• **Written task**
Show every line that has the string "with" in it.

• **Data provided**
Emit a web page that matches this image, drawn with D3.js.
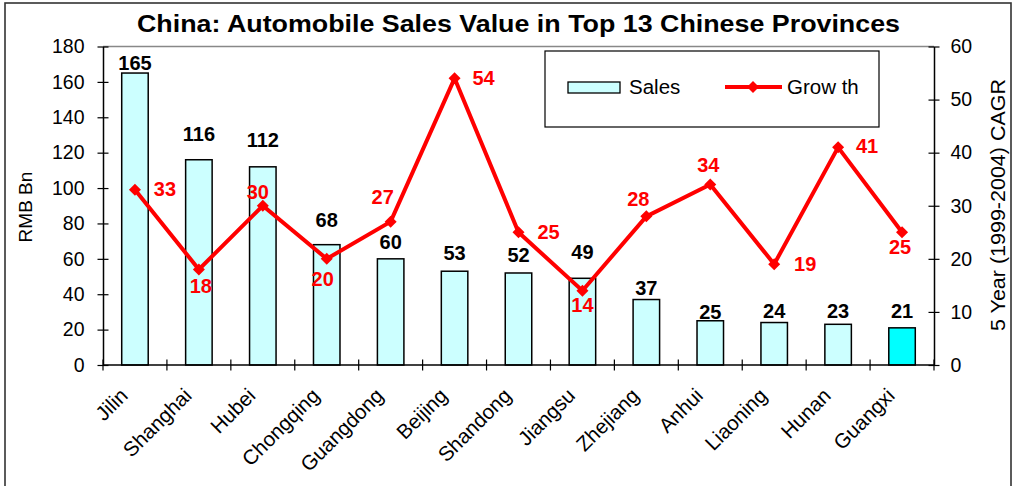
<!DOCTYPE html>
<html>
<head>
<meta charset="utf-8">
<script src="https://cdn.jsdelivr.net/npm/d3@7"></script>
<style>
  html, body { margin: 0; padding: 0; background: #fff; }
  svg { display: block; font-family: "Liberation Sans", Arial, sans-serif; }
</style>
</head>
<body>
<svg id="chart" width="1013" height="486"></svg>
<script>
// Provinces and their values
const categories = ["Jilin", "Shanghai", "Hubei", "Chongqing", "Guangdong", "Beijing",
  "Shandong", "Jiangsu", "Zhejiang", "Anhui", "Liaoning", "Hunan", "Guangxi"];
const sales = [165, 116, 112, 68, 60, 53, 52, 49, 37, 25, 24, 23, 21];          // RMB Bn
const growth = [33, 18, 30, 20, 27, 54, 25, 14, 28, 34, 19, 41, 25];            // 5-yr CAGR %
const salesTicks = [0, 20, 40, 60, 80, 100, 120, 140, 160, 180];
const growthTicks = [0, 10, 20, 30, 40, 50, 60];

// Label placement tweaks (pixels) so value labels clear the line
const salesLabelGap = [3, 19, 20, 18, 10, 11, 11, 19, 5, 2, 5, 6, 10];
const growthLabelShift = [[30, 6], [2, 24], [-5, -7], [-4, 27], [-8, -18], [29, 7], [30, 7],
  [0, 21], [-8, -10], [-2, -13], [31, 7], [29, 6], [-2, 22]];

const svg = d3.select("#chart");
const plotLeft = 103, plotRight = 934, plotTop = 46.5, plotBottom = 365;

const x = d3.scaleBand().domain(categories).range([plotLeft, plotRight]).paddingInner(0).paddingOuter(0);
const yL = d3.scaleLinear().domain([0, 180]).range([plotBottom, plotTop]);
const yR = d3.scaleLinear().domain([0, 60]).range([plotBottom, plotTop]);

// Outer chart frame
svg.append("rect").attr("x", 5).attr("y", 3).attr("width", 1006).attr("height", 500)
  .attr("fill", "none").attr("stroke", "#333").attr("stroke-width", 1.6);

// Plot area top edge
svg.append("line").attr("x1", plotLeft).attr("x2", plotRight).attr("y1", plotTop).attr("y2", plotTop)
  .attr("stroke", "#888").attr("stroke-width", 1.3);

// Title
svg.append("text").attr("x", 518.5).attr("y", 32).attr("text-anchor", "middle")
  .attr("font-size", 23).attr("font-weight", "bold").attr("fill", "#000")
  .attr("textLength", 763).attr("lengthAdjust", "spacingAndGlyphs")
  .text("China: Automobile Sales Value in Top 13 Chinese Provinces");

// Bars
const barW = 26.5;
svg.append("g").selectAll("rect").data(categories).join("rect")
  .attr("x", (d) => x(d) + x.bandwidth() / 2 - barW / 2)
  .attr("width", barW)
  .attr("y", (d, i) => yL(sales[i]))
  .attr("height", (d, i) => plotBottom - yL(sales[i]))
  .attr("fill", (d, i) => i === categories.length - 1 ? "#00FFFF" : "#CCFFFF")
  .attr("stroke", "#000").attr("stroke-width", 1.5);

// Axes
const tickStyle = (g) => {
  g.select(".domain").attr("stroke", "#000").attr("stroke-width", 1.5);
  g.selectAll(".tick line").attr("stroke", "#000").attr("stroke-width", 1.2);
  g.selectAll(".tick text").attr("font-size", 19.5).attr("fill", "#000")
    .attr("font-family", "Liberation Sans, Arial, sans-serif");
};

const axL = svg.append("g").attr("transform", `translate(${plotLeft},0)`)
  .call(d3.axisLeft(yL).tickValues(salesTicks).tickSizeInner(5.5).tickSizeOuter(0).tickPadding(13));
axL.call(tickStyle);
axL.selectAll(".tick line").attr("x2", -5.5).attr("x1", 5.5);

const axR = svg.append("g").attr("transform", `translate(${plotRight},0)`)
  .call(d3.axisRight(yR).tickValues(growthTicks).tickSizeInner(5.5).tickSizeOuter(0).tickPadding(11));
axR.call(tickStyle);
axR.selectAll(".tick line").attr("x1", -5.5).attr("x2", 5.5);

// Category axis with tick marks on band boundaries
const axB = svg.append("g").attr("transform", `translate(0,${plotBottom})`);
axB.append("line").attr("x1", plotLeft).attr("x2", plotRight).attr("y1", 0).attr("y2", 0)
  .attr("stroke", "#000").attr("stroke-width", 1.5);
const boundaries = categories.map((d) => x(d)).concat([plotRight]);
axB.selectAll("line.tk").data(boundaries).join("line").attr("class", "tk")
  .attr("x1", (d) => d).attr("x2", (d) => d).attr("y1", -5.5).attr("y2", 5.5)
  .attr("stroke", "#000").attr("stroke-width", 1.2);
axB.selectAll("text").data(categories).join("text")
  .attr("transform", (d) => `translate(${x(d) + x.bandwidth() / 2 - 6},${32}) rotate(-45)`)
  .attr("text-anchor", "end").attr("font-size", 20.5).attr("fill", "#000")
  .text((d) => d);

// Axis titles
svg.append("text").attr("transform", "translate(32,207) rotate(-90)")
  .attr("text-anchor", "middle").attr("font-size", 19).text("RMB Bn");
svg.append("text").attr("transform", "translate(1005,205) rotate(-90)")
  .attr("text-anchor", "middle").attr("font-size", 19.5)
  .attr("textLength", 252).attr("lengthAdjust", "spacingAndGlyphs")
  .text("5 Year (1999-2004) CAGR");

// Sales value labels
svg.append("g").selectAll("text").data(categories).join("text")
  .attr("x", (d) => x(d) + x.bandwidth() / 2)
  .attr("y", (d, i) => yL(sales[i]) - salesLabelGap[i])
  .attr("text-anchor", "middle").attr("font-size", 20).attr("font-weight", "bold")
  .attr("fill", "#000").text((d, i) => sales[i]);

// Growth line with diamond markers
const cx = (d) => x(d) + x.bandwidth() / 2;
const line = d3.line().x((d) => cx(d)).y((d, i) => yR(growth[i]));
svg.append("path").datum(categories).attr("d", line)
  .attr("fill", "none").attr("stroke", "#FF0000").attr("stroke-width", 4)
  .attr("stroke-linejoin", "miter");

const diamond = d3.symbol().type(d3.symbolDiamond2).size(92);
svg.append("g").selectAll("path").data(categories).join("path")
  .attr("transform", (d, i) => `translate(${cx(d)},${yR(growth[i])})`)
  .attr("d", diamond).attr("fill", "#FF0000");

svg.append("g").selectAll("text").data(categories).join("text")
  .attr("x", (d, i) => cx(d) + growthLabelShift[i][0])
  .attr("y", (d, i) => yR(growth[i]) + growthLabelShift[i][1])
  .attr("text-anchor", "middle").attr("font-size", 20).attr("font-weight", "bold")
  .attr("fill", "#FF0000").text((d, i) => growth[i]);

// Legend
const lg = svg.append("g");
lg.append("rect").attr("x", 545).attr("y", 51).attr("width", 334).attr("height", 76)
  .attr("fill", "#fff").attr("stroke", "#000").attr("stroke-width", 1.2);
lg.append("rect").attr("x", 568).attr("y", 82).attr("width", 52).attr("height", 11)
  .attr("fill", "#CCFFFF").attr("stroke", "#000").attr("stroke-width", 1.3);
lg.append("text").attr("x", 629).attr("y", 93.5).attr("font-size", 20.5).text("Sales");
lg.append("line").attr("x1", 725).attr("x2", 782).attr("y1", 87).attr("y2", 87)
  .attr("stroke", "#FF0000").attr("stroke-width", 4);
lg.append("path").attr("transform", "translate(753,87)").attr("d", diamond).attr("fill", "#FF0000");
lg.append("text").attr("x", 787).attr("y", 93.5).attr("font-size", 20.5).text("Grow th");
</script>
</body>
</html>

---

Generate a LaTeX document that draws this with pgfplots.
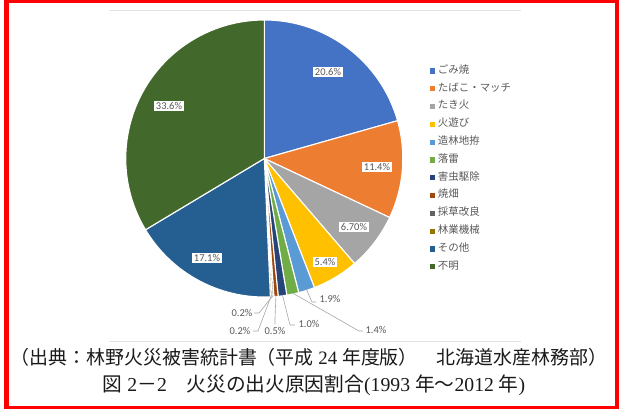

• **Finished task**
Emit a web page that matches this image, drawn with D3.js.
// Category axis with tick marks on band boundaries
// Growth line with diamond markers
Generate a LaTeX document that draws this with pgfplots.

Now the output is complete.